Maine also requires rabies vaccination for all dogs and cats over three months of age. You can read more about that in the rabies vaccination post. An unvaccinated animal being placed into a new home with unknown animals is a risk to itself and to every animal it encounters.
Spay and Neuter
Unplanned litters don’t happen in a vacuum. They happen because the animals involved weren’t spayed or neutered. Every unplanned litter adds to the number of animals competing for homes, and the ones who don’t find homes often end up in shelters or on the street.
If you have an intact animal and aren’t actively breeding responsibly with health testing, proper oversight, and screened buyers, the most effective thing you can do for animal welfare in western Maine is get them fixed. SpayMaine offers low-cost options and can help if cost is a barrier.
For cats specifically, uncontrolled reproduction is one of the biggest drivers of community cat populations. The TNR post covers how that cycle works and what’s being done about it in western Maine.

The Risks of Placement Itself
Even when sellers have good intentions, unscreened placements create problems. Puppies and kittens sold quickly through social media posts often go to buyers who haven’t fully thought through the commitment. A cute eight-week-old animal becomes an adult in less than a year, and shelters across Maine see the fallout from impulse placements every single day.
Responsible placement means asking questions. It means not selling to the first person who shows up with cash. It means thinking about where that animal is going to be in five years, not just five days. When sellers skip that step because they just want the litter gone, the animals pay the price.
Dogs who aren’t placed thoughtfully often end up at large, generating complaints that lead to enforcement. You can read more about how that plays out in the dogs at large post. Cats who aren’t placed thoughtfully often end up as strays. Maine’s rules on that are covered in the stray cat law post.
What to Watch for as a Buyer
If you’re looking to add a new animal to your family, here are some things worth paying attention to.
A seller who can’t show you proof of vaccination is a red flag. Or a seller who won’t let you see where the animals were raised is a red flag. Anytime a seller who mentions they “can’t post the price” because the platform will remove it is likely operating outside the rules in other ways too. A seller who has had multiple litters and seems surprised by the idea of a license is not operating legally.

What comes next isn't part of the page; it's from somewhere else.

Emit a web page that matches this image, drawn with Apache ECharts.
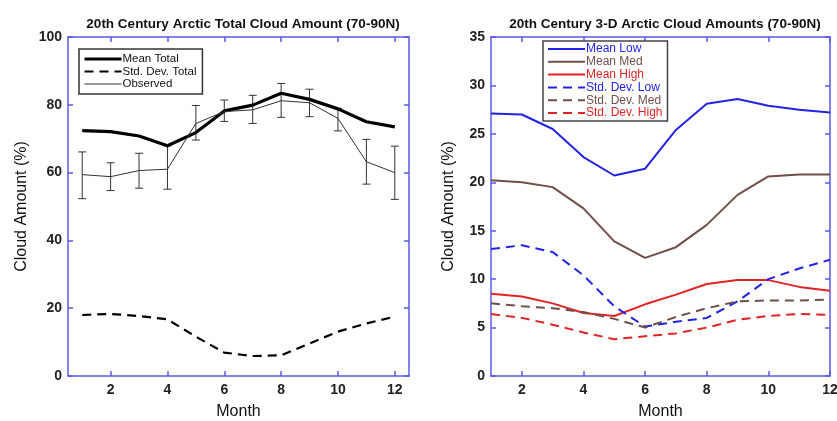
<!DOCTYPE html>
<html>
<head>
<meta charset="utf-8">
<script src="https://cdn.jsdelivr.net/npm/echarts@6/dist/echarts.min.js"></script>
<style>
  html, body { margin: 0; padding: 0; background: #fff; }
  #main { width: 837px; height: 421px; }
</style>
</head>
<body>
<div id="main"></div>
<script>
// months
var months = [1, 2, 3, 4, 5, 6, 7, 8, 9, 10, 11, 12];
var monthTicks = [2, 4, 6, 8, 10, 12];

// left panel: total cloud amount
var meanTotal = [72.4, 72.1, 70.8, 67.9, 71.8, 78.2, 79.9, 83.4, 81.6, 78.8, 75.0, 73.5];
var stdTotal = [18.0, 18.3, 17.7, 16.7, 11.6, 6.9, 5.9, 6.1, 9.6, 13.1, 15.5, 17.5];
var observed = [59.4, 58.8, 60.6, 61.0, 74.5, 78.0, 78.5, 81.2, 80.6, 76.0, 63.2, 60.0];
var obsHigh = [66.1, 62.9, 65.7, 67.9, 79.8, 81.4, 82.8, 86.3, 84.6, 79.0, 69.8, 67.8];
var obsLow = [52.3, 54.7, 55.4, 55.1, 69.6, 75.1, 74.5, 76.3, 76.5, 72.3, 56.6, 52.1];

// right panel: 3-D cloud amounts
var meanLow = [27.1, 27.0, 25.5, 22.6, 20.7, 21.4, 25.4, 28.1, 28.6, 27.9, 27.5, 27.2];
var meanMed = [20.2, 20.0, 19.5, 17.3, 13.9, 12.2, 13.3, 15.6, 18.7, 20.6, 20.8, 20.8];
var meanHigh = [8.5, 8.2, 7.5, 6.5, 6.2, 7.4, 8.4, 9.5, 9.9, 9.9, 9.2, 8.8];
var stdLow = [13.1, 13.5, 12.8, 10.4, 7.2, 5.1, 5.6, 6.0, 7.7, 10.0, 11.1, 12.0];
var stdMed = [7.5, 7.2, 7.0, 6.6, 5.9, 5.0, 6.1, 7.0, 7.7, 7.8, 7.8, 7.9];
var stdHigh = [6.4, 6.0, 5.3, 4.5, 3.8, 4.1, 4.4, 5.0, 5.8, 6.2, 6.4, 6.3];

var BLUE = '#2323e6', BROWN = '#6e5048', RED = '#e02424';
var AXIS = '#5a5ae8';
var FONT = 'Liberation Sans';

function pairs(ys) {
  return months.map(function (m, i) { return [m, ys[i]]; });
}

function xAx(grid, pos, min, max, showLabel, name) {
  return {
    type: 'value', gridIndex: grid, position: pos, min: min, max: max,
    name: name || '', nameLocation: 'middle', nameGap: 28,
    nameTextStyle: { fontFamily: FONT, fontSize: 16, color: '#111' },
    splitLine: { show: false },
    axisLine: { show: true, onZero: false, lineStyle: { color: AXIS, width: 1.5 } },
    axisTick: { show: true, inside: true, length: 5, customValues: monthTicks, lineStyle: { color: AXIS, width: 1.5 } },
    axisLabel: { show: showLabel, customValues: monthTicks, fontFamily: FONT, fontSize: 14, fontWeight: 'bold', color: '#222', margin: 7 }
  };
}

function yAx(grid, pos, max, interval, showLabel, name, gap) {
  return {
    type: 'value', gridIndex: grid, position: pos, min: 0, max: max, interval: interval,
    name: name || '', nameLocation: 'middle', nameGap: gap || 40, nameRotate: 90,
    nameTextStyle: { fontFamily: FONT, fontSize: 16, color: '#111' },
    splitLine: { show: false },
    axisLine: { show: true, onZero: false, lineStyle: { color: AXIS, width: 1.5 } },
    axisTick: { show: true, inside: true, length: 5, lineStyle: { color: AXIS, width: 1.5 } },
    axisLabel: { show: showLabel, fontFamily: FONT, fontSize: 14, fontWeight: 'bold', color: '#222', margin: 6 }
  };
}

function line(name, data, color, width, dashed, xi, yi) {
  return {
    name: name, type: 'line', data: pairs(data), xAxisIndex: xi, yAxisIndex: yi,
    symbol: 'none', smooth: false, z: 3,
    lineStyle: { color: color, width: width, type: dashed ? [9, 6] : 'solid' },
    itemStyle: { color: color }
  };
}

var errData = months.map(function (m, i) { return [m, obsLow[i], obsHigh[i]]; });

var chart = echarts.init(document.getElementById('main'), null, { renderer: 'canvas' });
var option = {
  animation: false,
  backgroundColor: '#fff',
  title: [
    { text: '20th Century Arctic Total Cloud Amount (70-90N)', left: 238, top: 12, textAlign: 'center',
      textStyle: { fontFamily: FONT, fontSize: 13.5, fontWeight: 'bold', color: '#111' } },
    { text: '20th Century 3-D Arctic Cloud Amounts (70-90N)', left: 660, top: 12, textAlign: 'center',
      textStyle: { fontFamily: FONT, fontSize: 13.5, fontWeight: 'bold', color: '#111' } }
  ],
  grid: [
    { left: 68, right: 428, top: 37, bottom: 45, outerBoundsMode: 'none' },
    { left: 491, right: 7, top: 37, bottom: 45, outerBoundsMode: 'none' }
  ],
  xAxis: [
    xAx(0, 'bottom', 0.5, 12.5, true, 'Month'),
    xAx(0, 'top', 0.5, 12.5, false),
    xAx(1, 'bottom', 1, 12, true, 'Month'),
    xAx(1, 'top', 1, 12, false)
  ],
  yAxis: [
    yAx(0, 'left', 100, 20, true, 'Cloud Amount (%)', 38),
    yAx(0, 'right', 100, 20, false),
    yAx(1, 'left', 35, 5, true, 'Cloud Amount (%)', 34),
    yAx(1, 'right', 35, 5, false)
  ],
  legend: [
    {
      orient: 'vertical', left: 79, top: 49, padding: [4, 6, 4, 4],
      itemWidth: 37, itemHeight: 10, itemGap: 0.5,
      itemStyle: { opacity: 0 },
      borderColor: '#333', borderWidth: 1.5, backgroundColor: '#fff',
      textStyle: { fontFamily: FONT, fontSize: 11.5, lineHeight: 10.5, color: '#111', padding: [0, 0, 0, -4] },
      data: [
        { name: 'Mean Total', lineStyle: { width: 3 } },
        { name: 'Std. Dev. Total', lineStyle: { width: 2.2 } },
        { name: 'Observed', lineStyle: { width: 1.2 } }
      ]
    },
    {
      orient: 'vertical', left: 543, top: 41, padding: [2, 5, 2, 4],
      itemWidth: 37, itemHeight: 11, itemGap: 0.8,
      itemStyle: { opacity: 0 },
      borderColor: '#444', borderWidth: 1.5, backgroundColor: '#fff',
      textStyle: { fontFamily: FONT, fontSize: 12, lineHeight: 11.5, padding: [0, 0, 0, -4] },
      data: [
        { name: 'Mean Low', textStyle: { color: BLUE } },
        { name: 'Mean Med', textStyle: { color: BROWN } },
        { name: 'Mean High', textStyle: { color: RED } },
        { name: 'Std. Dev. Low', textStyle: { color: BLUE } },
        { name: 'Std. Dev. Med', textStyle: { color: BROWN } },
        { name: 'Std. Dev. High', textStyle: { color: RED } }
      ]
    }
  ],
  series: [
    line('Mean Total', meanTotal, '#000', 3.2, false, 0, 0),
    line('Std. Dev. Total', stdTotal, '#000', 2.2, true, 0, 0),
    line('Observed', observed, '#333', 1, false, 0, 0),
    {
      name: 'obs error', type: 'custom', xAxisIndex: 0, yAxisIndex: 0, data: errData, z: 2,
      renderItem: function (params, api) {
        var x = api.value(0);
        var lo = api.coord([x, api.value(1)]);
        var hi = api.coord([x, api.value(2)]);
        var cap = 4;
        var st = { stroke: '#333', lineWidth: 1 };
        return {
          type: 'group',
          children: [
            { type: 'line', shape: { x1: lo[0], y1: lo[1], x2: hi[0], y2: hi[1] }, style: st },
            { type: 'line', shape: { x1: lo[0] - cap, y1: lo[1], x2: lo[0] + cap, y2: lo[1] }, style: st },
            { type: 'line', shape: { x1: hi[0] - cap, y1: hi[1], x2: hi[0] + cap, y2: hi[1] }, style: st }
          ]
        };
      }
    },
    line('Mean Low', meanLow, BLUE, 2, false, 2, 2),
    line('Mean Med', meanMed, BROWN, 2, false, 2, 2),
    line('Mean High', meanHigh, RED, 2, false, 2, 2),
    line('Std. Dev. Low', stdLow, BLUE, 2, true, 2, 2),
    line('Std. Dev. Med', stdMed, BROWN, 2, true, 2, 2),
    line('Std. Dev. High', stdHigh, RED, 2, true, 2, 2)
  ]
};
chart.setOption(option);
</script>
</body>
</html>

None of this means every backyard litter is run by a bad person. A lot of people genuinely don’t know the requirements. But not knowing the law doesn’t change the risks to the animals or to you as a buyer.
The Maine Animal Welfare Program oversees licensing for kennels and vendors statewide. If you want to verify whether a seller is licensed, that’s your starting point.
If You Suspect Unlicensed Breeding in Your Area
Animal control handles these complaints. If you’re in Buckfield, Hartford, Sumner, West Paris, Stoneham, or the Oxford County Unorganized Territories, you can reach me through Oxford County Dispatch at 207-743-9554, Option 0. For areas outside my jurisdiction, contact your local ACO or the Maine Animal Welfare Program directly.
And if you’re in the market for a new pet, take a look at what’s available through Responsible Pet Care or Harvest Hills Animal Shelter before going the private breeder route. There are a lot of good animals waiting for homes right now.